For many individuals who do not own a significant amount of property, the small estate procedure will assist heirs in resolving outstanding estate issues.

The Purpose of Small Estates

Small Estate procedures were created to assist heirs in obtaining the deceased’s property and assets without the lengthy process of probate. Small estates can also be done relatively quickly while keeping both time and costs low, both of which appeal to those involved.

Small estates can be completed through affidavits executed by either the spouse or heirs of the deceased. They give the affidavit to the holders of the deceased property to get the property.

In certain states, you must present the affidavit to the Court first before going after the property. In Utah, if the value of the entire probate estate does not exceed $100,000, the estate is considered a “small estate,” and it can be closed within thirty days after the death.

Determining the Value of the Estate

Small estate procedures can happen with or without the will. All that matters is the total value of the property involved in the estate.

To determine the value of the estate, it is recommended you make a list of all of the deceased’s assets. Come with an accurate value as best you can with respect to the various assets, and if you are unclear on certain line items, attempt to get an appraised value.

Certain assets are not included in this list, including property in joint tenancy, retirement plans, payable-on-death (POD) accounts, real estate transferred through a transfer-on-death deed, or a transfer-on-death brokerage account. Life insurance proceeds are similarly excluded from the list of assets.

The Small Estate Affidavit

The spouse or heirs need to file out a simple affidavit and wait for a 30-day period before distributing the assets.

The small affidavit can be used to collect property, except real property, if the deceased living in Utah at the time of death or his property was located in Utah; the person signing the affidavit is a surviving spouse, child or heir of the deceased, or if this individual is named as a beneficiary in the will; the person who signs the affidavit is entitled to receive the deceased’s property, 30 days have passed since the death of the decedent; no one else is appointed or is seeking to be appointed as personal representative in any state; and the deceased’s estate value is not more than $100,000.

Summary Probate Small estates can be subject to a summary administrative procedure. If, after look at all property and appraising the value of the estate, minus lines and encumbrances, it does not exceed the homestead allowance, exempt property, family allowance, costs and expenses of administration, reasonable funeral expenses and any medical and hospital costs of the deceased’s last illness, the personal representative can distribute the assets without giving notice to creditors.
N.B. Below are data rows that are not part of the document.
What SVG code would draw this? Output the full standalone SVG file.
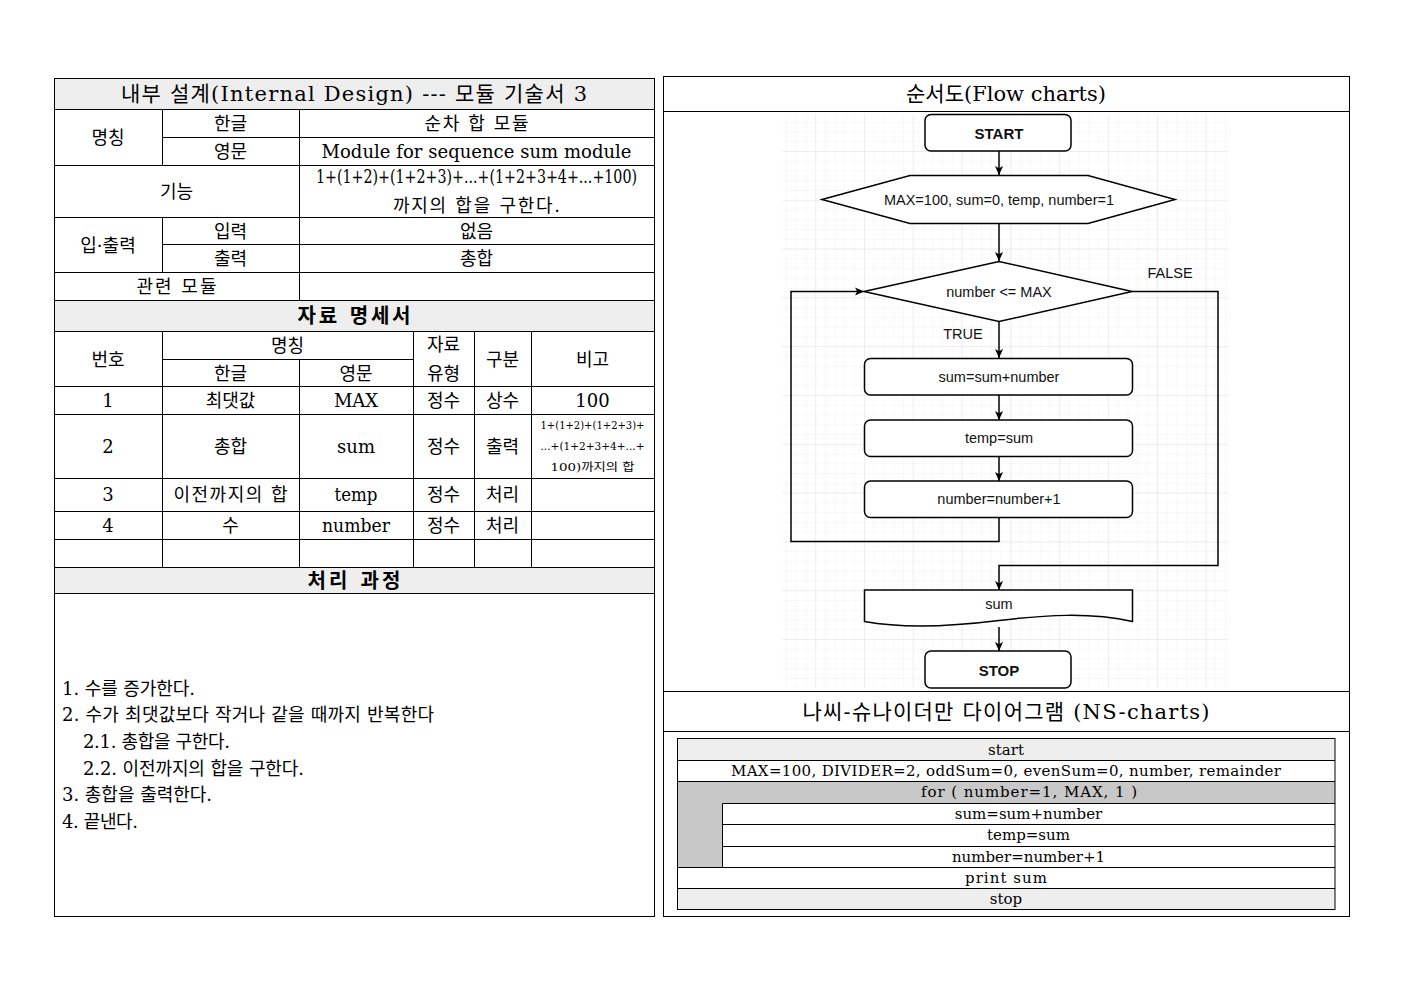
<svg xmlns="http://www.w3.org/2000/svg" width="1403" height="992" viewBox="0 0 1403 992">
<style>
.ln{stroke:#000;stroke-width:1;fill:none}
.t{font-family:"DejaVu Serif","Noto Sans CJK KR",serif;font-size:18px;fill:#000;text-anchor:middle;dominant-baseline:central}
.tl{font-family:"DejaVu Serif","Noto Sans CJK KR",serif;font-size:18px;fill:#000;text-anchor:start;dominant-baseline:central}
.h1{font-family:"DejaVu Serif","Noto Sans CJK KR",serif;font-size:21px;fill:#000;text-anchor:middle;dominant-baseline:central}
.h2{font-family:"DejaVu Serif","Noto Sans CJK KR",serif;font-size:20px;font-weight:bold;fill:#000;text-anchor:middle;dominant-baseline:central}
.sm{font-family:"DejaVu Serif","Noto Sans CJK KR",serif;font-size:11px;fill:#000;text-anchor:middle;dominant-baseline:central}
.ns{font-family:"DejaVu Serif","Noto Sans CJK KR",serif;font-size:15px;fill:#000;text-anchor:middle;dominant-baseline:central}
.fc{fill:#fff;stroke:#000;stroke-width:1.5}
.ft{font-family:"Liberation Sans",Arial,sans-serif;font-size:14.5px;fill:#111;text-anchor:middle;dominant-baseline:central}
.fb{font-family:"Liberation Sans",Arial,sans-serif;font-size:15px;font-weight:bold;fill:#111;text-anchor:middle;dominant-baseline:central}
.cn{stroke:#000;stroke-width:1.5;fill:none;marker-end:url(#arr)}
</style>
<defs>
<marker id="arr" viewBox="0 0 10 10" refX="10" refY="5" markerWidth="9" markerHeight="9" markerUnits="userSpaceOnUse" orient="auto">
<path d="M0,0.5 L10,5 L0,9.5 L2.5,5 Z" fill="#000"/>
</marker>
<pattern id="gminor" x="766.4" y="151" width="9.76" height="9.76" patternUnits="userSpaceOnUse">
<path d="M9.76,0 L0,0 L0,9.76" fill="none" stroke="#f2f2f2" stroke-width="1"/>
</pattern>
<pattern id="gmajor" x="766.4" y="151" width="48.8" height="48.8" patternUnits="userSpaceOnUse">
<path d="M48.8,0 L0,0 L0,48.8" fill="none" stroke="#e3e3e3" stroke-width="1"/>
</pattern>
</defs>
<rect width="1403" height="992" fill="#fff"/>

<!-- LEFT PANEL -->
<g id="left-panel">
<rect x="54.5" y="78.5" width="600" height="30.5" fill="#eeeeee"/>
<rect x="54.5" y="300.5" width="600" height="31" fill="#eeeeee"/>
<rect x="54.5" y="567.5" width="600" height="26" fill="#eeeeee"/>
<rect x="54.5" y="78.5" width="600" height="838" class="ln"/>
<path class="ln" d="M54.5,109.5H654.5 M162.5,137.5H654.5 M54.5,165.5H654.5 M54.5,217.5H654.5 M162.5,244.5H654.5 M54.5,272.5H654.5 M54.5,300.5H654.5 M54.5,331.5H654.5 M162.5,359.5H413.5 M54.5,386.5H654.5 M54.5,414.5H654.5 M54.5,478.5H654.5 M54.5,511.5H654.5 M54.5,539.5H654.5 M54.5,567.5H654.5 M54.5,593.5H654.5"/>
<path class="ln" d="M162.5,109.5V165.5 M162.5,217.5V272.5 M299.5,109.5V300.5 M162.5,331.5V567.5 M299.5,359.5V567.5 M413.5,331.5V567.5 M474.5,331.5V567.5 M531.5,331.5V567.5"/>
</g>
<g id="left-title"><text class="h1" x="354" y="94" textLength="466" lengthAdjust="spacing">내부 설계(Internal Design) --- 모듈 기술서 3</text></g>
<g id="module-info">
<text class="t" x="108" y="137">명칭</text>
<text class="t" x="230.5" y="123">한글</text>
<text class="t" x="230.5" y="151">영문</text>
<text class="t" x="476.5" y="123" textLength="104" lengthAdjust="spacing">순차 합 모듈</text>
<text class="t" x="476.5" y="151" textLength="310" lengthAdjust="spacing">Module for sequence sum module</text>
<text class="t" x="176.5" y="191">기능</text>
<text class="t" x="476.5" y="176" font-size="16" textLength="321" lengthAdjust="spacingAndGlyphs">1+(1+2)+(1+2+3)+...+(1+2+3+4+...+100)</text>
<text class="t" x="476.5" y="205" textLength="167" lengthAdjust="spacing">까지의 합을 구한다.</text>
<text class="t" x="108" y="245">입·출력</text>
<text class="t" x="230.5" y="231">입력</text>
<text class="t" x="230.5" y="258.5">출력</text>
<text class="t" x="476.5" y="231">없음</text>
<text class="t" x="476.5" y="258.5">총합</text>
<text class="t" x="176.5" y="286" textLength="80" lengthAdjust="spacing">관련 모듈</text>
</g>
<g id="data-spec">
<text class="h2" x="354" y="316" textLength="113" lengthAdjust="spacing">자료 명세서</text>
<text class="t" x="108" y="359">번호</text>
<text class="t" x="287.5" y="345">명칭</text>
<text class="t" x="230.5" y="373">한글</text>
<text class="t" x="356" y="373">영문</text>
<text class="t" x="443.5" y="344">자료</text>
<text class="t" x="443.5" y="373">유형</text>
<text class="t" x="502.5" y="359">구분</text>
<text class="t" x="592.5" y="359">비고</text>
<text class="t" x="108" y="400.5">1</text>
<text class="t" x="230.5" y="400.5">최댓값</text>
<text class="t" x="356" y="400.5">MAX</text>
<text class="t" x="443.5" y="400.5">정수</text>
<text class="t" x="502.5" y="400.5">상수</text>
<text class="t" x="592.5" y="400.5">100</text>
<text class="t" x="108" y="446">2</text>
<text class="t" x="230.5" y="446">총합</text>
<text class="t" x="356" y="446">sum</text>
<text class="t" x="443.5" y="446">정수</text>
<text class="t" x="502.5" y="446">출력</text>
<text class="sm" x="592.5" y="425" textLength="104" lengthAdjust="spacingAndGlyphs">1+(1+2)+(1+2+3)+</text>
<text class="sm" x="592.5" y="446" textLength="104" lengthAdjust="spacingAndGlyphs">...+(1+2+3+4+...+</text>
<text class="sm" x="592.5" y="467" textLength="84" lengthAdjust="spacingAndGlyphs">100)까지의 합</text>
<text class="t" x="108" y="494.5">3</text>
<text class="t" x="230.5" y="494.5" textLength="114" lengthAdjust="spacing">이전까지의 합</text>
<text class="t" x="356" y="494.5" textLength="43" lengthAdjust="spacingAndGlyphs">temp</text>
<text class="t" x="443.5" y="494.5">정수</text>
<text class="t" x="502.5" y="494.5">처리</text>
<text class="t" x="108" y="525">4</text>
<text class="t" x="230.5" y="525">수</text>
<text class="t" x="356" y="525" textLength="68" lengthAdjust="spacingAndGlyphs">number</text>
<text class="t" x="443.5" y="525">정수</text>
<text class="t" x="502.5" y="525">처리</text>
</g>
<g id="process">
<text class="h2" x="354" y="580.5" textLength="93" lengthAdjust="spacing">처리 과정</text>
<text class="tl" x="62" y="688" textLength="133" lengthAdjust="spacing">1. 수를 증가한다.</text>
<text class="tl" x="62" y="714" textLength="372" lengthAdjust="spacing">2. 수가 최댓값보다 작거나 같을 때까지 반복한다</text>
<text class="tl" x="83" y="741" textLength="147" lengthAdjust="spacing">2.1. 총합을 구한다.</text>
<text class="tl" x="83" y="768" textLength="221" lengthAdjust="spacing">2.2. 이전까지의 합을 구한다.</text>
<text class="tl" x="62" y="794" textLength="150" lengthAdjust="spacing">3. 총합을 출력한다.</text>
<text class="tl" x="62" y="821" textLength="76" lengthAdjust="spacing">4. 끝낸다.</text>
</g>

<!-- RIGHT PANEL -->
<g id="right-panel">
<rect x="663.5" y="76.5" width="686" height="840" class="ln"/>
<path class="ln" d="M663.5,111.5H1349.5 M663.5,691.5H1349.5 M663.5,731.5H1349.5"/>
<text class="h1" x="1006" y="94">순서도(Flow charts)</text>
<text class="h1" x="1006" y="712" textLength="407" lengthAdjust="spacing">나씨-슈나이더만 다이어그램 (NS-charts)</text>
<rect x="782" y="115" width="446" height="573" fill="url(#gminor)"/>
<rect x="782" y="115" width="446" height="573" fill="url(#gmajor)"/>
</g>

<g id="connectors">
<path class="cn" d="M999,151 V175"/>
<path class="cn" d="M999,224 V261"/>
<path class="cn" d="M999,322 V358"/>
<path class="cn" d="M999,395 V420"/>
<path class="cn" d="M999,457 V481"/>
<path class="cn" d="M999,517 V541.5 H791 V291.5 H864"/>
<path class="cn" d="M1132,291.5 H1218 V565.5 H999 V590"/>
<path class="cn" d="M999,627 V651"/>
<text class="ft" x="1170" y="273">FALSE</text>
<text class="ft" x="963" y="334">TRUE</text>
</g>

<g id="fc-start"><rect class="fc" x="925" y="114.5" width="146" height="36.5" rx="6"/><text class="fb" x="999" y="133">START</text></g>
<g id="fc-init"><polygon class="fc" points="822,199.5 910,175.5 1088,175.5 1175,199.5 1088,223.5 910,223.5"/><text class="ft" x="999" y="200">MAX=100, sum=0, temp, number=1</text></g>
<g id="fc-cond"><polygon class="fc" points="864,291.5 999,261.5 1132,291.5 999,321.5"/><text class="ft" x="999" y="291.5">number &lt;= MAX</text></g>
<g id="fc-sum"><rect class="fc" x="864.5" y="358.5" width="268" height="36.5" rx="6"/><text class="ft" x="999" y="377">sum=sum+number</text></g>
<g id="fc-temp"><rect class="fc" x="864.5" y="420" width="268" height="36.5" rx="6"/><text class="ft" x="999" y="438">temp=sum</text></g>
<g id="fc-inc"><rect class="fc" x="864.5" y="481" width="268" height="36.5" rx="6"/><text class="ft" x="999" y="499">number=number+1</text></g>
<g id="fc-out"><path class="fc" d="M864.5,590 H1132.5 V621.5 C1090,612 1045,615 999,620.5 C955,626 905,629 864.5,621.5 Z"/><text class="ft" x="999" y="604">sum</text></g>
<g id="fc-stop"><rect class="fc" x="925" y="651" width="146" height="37" rx="6"/><text class="fb" x="999" y="670">STOP</text></g>

<!-- NS CHART -->
<g id="ns-chart">
<rect x="677.5" y="738.5" width="657.5" height="21.5" fill="#eeeeee"/>
<rect x="677.5" y="781.5" width="657.5" height="86" fill="#c8c8c8"/>
<rect x="722.5" y="803.5" width="612.5" height="64" fill="#fff"/>
<rect x="677.5" y="888.5" width="657.5" height="21" fill="#eeeeee"/>
<rect x="677.5" y="738.5" width="657.5" height="171" class="ln"/>
<path class="ln" d="M677.5,760.5H1335 M677.5,781.5H1335 M722.5,803.5H1335 M722.5,824.5H1335 M722.5,846.5H1335 M677.5,867.5H1335 M677.5,888.5H1335 M722.5,803.5V867.5"/>
<text class="ns" x="1006" y="749.5">start</text>
<text class="ns" x="1006" y="770.5" textLength="550" lengthAdjust="spacing">MAX=100, DIVIDER=2, oddSum=0, evenSum=0, number, remainder</text>
<text class="ns" x="1029" y="792" textLength="216" lengthAdjust="spacing">for ( number=1, MAX, 1 )</text>
<text class="ns" x="1028.5" y="813.5">sum=sum+number</text>
<text class="ns" x="1028.5" y="835">temp=sum</text>
<text class="ns" x="1028.5" y="856.5">number=number+1</text>
<text class="ns" x="1006" y="878" textLength="82" lengthAdjust="spacing">print sum</text>
<text class="ns" x="1006" y="899">stop</text>
</g>
</svg>
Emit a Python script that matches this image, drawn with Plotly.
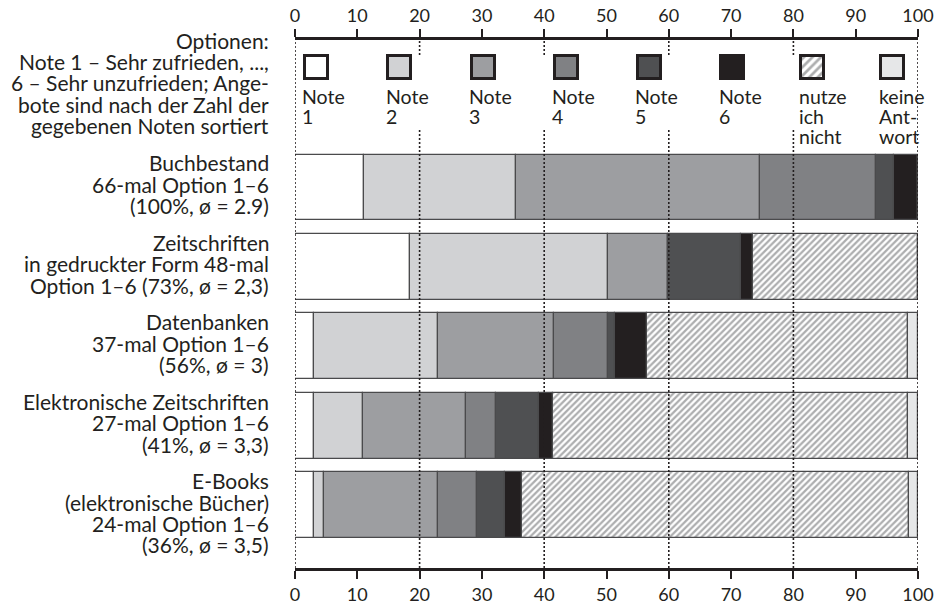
import plotly.graph_objects as go
import numpy as np

# ---------------- data ----------------
categories = ["Buchbestand", "Zeitschriften in gedruckter Form", "Datenbanken",
              "Elektronische Zeitschriften", "E-Books"]
note1 = [11.0, 18.5, 3.0, 3.0, 3.0]
note2 = [24.4, 31.8, 19.9, 7.9, 1.6]
note3 = [39.3, 9.5, 18.6, 16.6, 18.3]
note4 = [18.5, 0.0, 8.7, 4.7, 6.3]
note5 = [3.0, 11.8, 1.2, 6.9, 4.5]
note6 = [3.8, 1.9, 5.1, 2.3, 2.8]
nutze_nicht = [0.0, 26.5, 41.9, 57.0, 62.0]
keine_antwort = [0.0, 0.0, 1.6, 1.6, 1.5]

series_names = ["Note 1", "Note 2", "Note 3", "Note 4", "Note 5", "Note 6",
                "nutze ich nicht", "keine Antwort"]
legend_lines = [["Note", "1"], ["Note", "2"], ["Note", "3"], ["Note", "4"],
                ["Note", "5"], ["Note", "6"], ["nutze", "ich", "nicht"],
                ["keine", "Ant-", "wort"]]
category_lines = [
    ["Buchbestand", "66-mal Option 1–6", "(100%, ø = 2.9)"],
    ["Zeitschriften", "in gedruckter Form 48-mal", "Option 1–6 (73%, ø = 2,3)"],
    ["Datenbanken", "37-mal Option 1–6", "(56%, ø = 3)"],
    ["Elektronische Zeitschriften", "27-mal Option 1–6", "(41%, ø = 3,3)"],
    ["E-Books", "(elektronische Bücher)", "24-mal Option 1–6", "(36%, ø = 3,5)"],
]
intro_lines = ["Optionen:", "Note 1 – Sehr zufrieden, ...,",
               "6 – Sehr unzufrieden; Ange-", "bote sind nach der Zahl der",
               "gegebenen Noten sortiert"]
x_ticks = list(range(0, 101, 10))
grid_vals = [0, 20, 40, 60, 80, 100]

# ---------------- styles / layout ----------------
colors = ["#ffffff", "#d1d2d4", "#9d9ea1", "#808184", "#4f5052", "#231f20",
          "#ffffff", "#e6e7e8"]
INK = "#231f20"
EDGE = "#4a4a4c"
FONT = "Lato"
FS_TICK = 18
FS_LABEL = 21
FS_LEG = 19.5

W, H = 948, 604
ML, MR, MT, MB = 295, 30, 40, 36
PH = H - MT - MB
PW = W - ML - MR
PITCH = 79.4
FIRST_PX = 187.5


def ydata(px):
    return (px - FIRST_PX) / PITCH


def ypaper(px):
    return (H - MB - px) / PH


def xunits(px):
    return px * 100.0 / PW


series = [note1, note2, note3, note4, note5, note6, nutze_nicht, keine_antwort]
vals = np.array(series, dtype=float)
starts = np.vstack([np.zeros(vals.shape[1]), np.cumsum(vals, axis=0)[:-1]])
ypos = list(range(len(categories)))

fig = go.Figure()
for k, name in enumerate(series_names):
    marker = dict(color=colors[k], line=dict(color=EDGE, width=1.2))
    if k == 6:
        marker["pattern"] = dict(shape="/", size=4.5, solidity=0.5,
                                 fgcolor="#5a5b5e", bgcolor="#ffffff")
    fig.add_trace(go.Bar(
        y=ypos, x=vals[k], base=starts[k], orientation="h", width=0.83,
        marker=marker, name=name, showlegend=False, hoverinfo="x+name"))

# custom legend swatches (on the top axis, same scale)
legend_left_px = [303.3, 386.7, 470.0, 553.0, 636.3, 719.7, 799.7, 879.7]
SW = 23.0
for k, name in enumerate(series_names):
    marker = dict(color=colors[k], line=dict(color=INK, width=3))
    if k == 6:
        marker["pattern"] = dict(shape="/", size=6, solidity=0.45,
                                 fgcolor="#5a5b5e", bgcolor="#ffffff")
    fig.add_trace(go.Bar(
        y=[ydata(67.5)], x=[xunits(SW)],
        base=[xunits(legend_left_px[k] + 1.5 - ML)],
        orientation="h", width=SW / PITCH, marker=marker,
        xaxis="x2", showlegend=False, hoverinfo="skip"))

annotations = []
for k, lines in enumerate(legend_lines):
    for i, t in enumerate(lines):
        annotations.append(dict(
            xref="x", yref="paper",
            x=xunits(legend_left_px[k] - ML), y=ypaper(96 + 20.3 * i),
            xanchor="left", yanchor="middle", xshift=-2, borderpad=0,
            text=t, showarrow=False, font=dict(family=FONT, size=FS_LEG, color=INK)))

LH = 21.4
for c, lines in enumerate(category_lines):
    top_px = FIRST_PX + c * PITCH - 33 + 8.5
    for i, t in enumerate(lines):
        annotations.append(dict(
            xref="paper", yref="paper", x=0, y=ypaper(top_px + LH * i),
            xanchor="right", yanchor="middle", xshift=-25, borderpad=0,
            text=t, showarrow=False, font=dict(family=FONT, size=FS_LABEL, color=INK)))

for i, t in enumerate(intro_lines):
    annotations.append(dict(
        xref="paper", yref="paper", x=0, y=ypaper(40 + LH * i),
        xanchor="right", yanchor="middle", xshift=-25, borderpad=0,
        text=t, showarrow=False, font=dict(family=FONT, size=FS_LABEL, color=INK)))

shapes = []
for v in grid_vals:
    dot = dict(type="line", xref="x", yref="paper", x0=v, x1=v, layer="above",
               line=dict(color=INK, width=1.6, dash="2px,2px"))
    if v in (0, 100):
        shapes.append(dict(dot, y0=0, y1=1))
    else:
        shapes.append(dict(dot, y0=0, y1=ypaper(129)))
        shapes.append(dict(dot, y0=ypaper(55), y1=1))

axis_common = dict(range=[0, 100], tickvals=x_ticks, ticks="outside",
                   ticklen=8, tickwidth=1.5, tickcolor=INK, showline=True,
                   linewidth=3, linecolor=INK, showgrid=False, zeroline=False,
                   automargin=False,
                   tickfont=dict(family=FONT, size=FS_TICK, color=INK), fixedrange=True)

fig.update_layout(
    width=W, height=H,
    margin=dict(l=ML, r=MR, t=MT, b=MB, pad=0, autoexpand=False),
    paper_bgcolor="white", plot_bgcolor="white", barmode="overlay",
    bargap=0, showlegend=False,
    xaxis=dict(axis_common, side="bottom", anchor="y"),
    xaxis2=dict(axis_common, side="top", overlaying="x", anchor="y"),
    yaxis=dict(range=[ydata(H - MB), ydata(MT)], visible=False,
               fixedrange=True, automargin=False),
    annotations=annotations, shapes=shapes,
)

fig.write_html(
    "out.html", config={"displayModeBar": False},
    post_script=("document.documentElement.style.margin='0';"
                 "document.documentElement.style.overflow='hidden';"
                 "document.body.style.margin='0';document.body.style.padding='0';"
                 "document.body.style.overflow='hidden';"))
The personal representative then files a sworn closing statement with the court stating the nature and value of the estate assets, the value of the estate, any debts that were outstanding as part of the estate, and a statement that the personal representative has fully administered the estate, paying off needed debts and disbursing the assets. A closing statement needs to be given to all beneficiaries and creditors showing that their claim has been satisfied in full.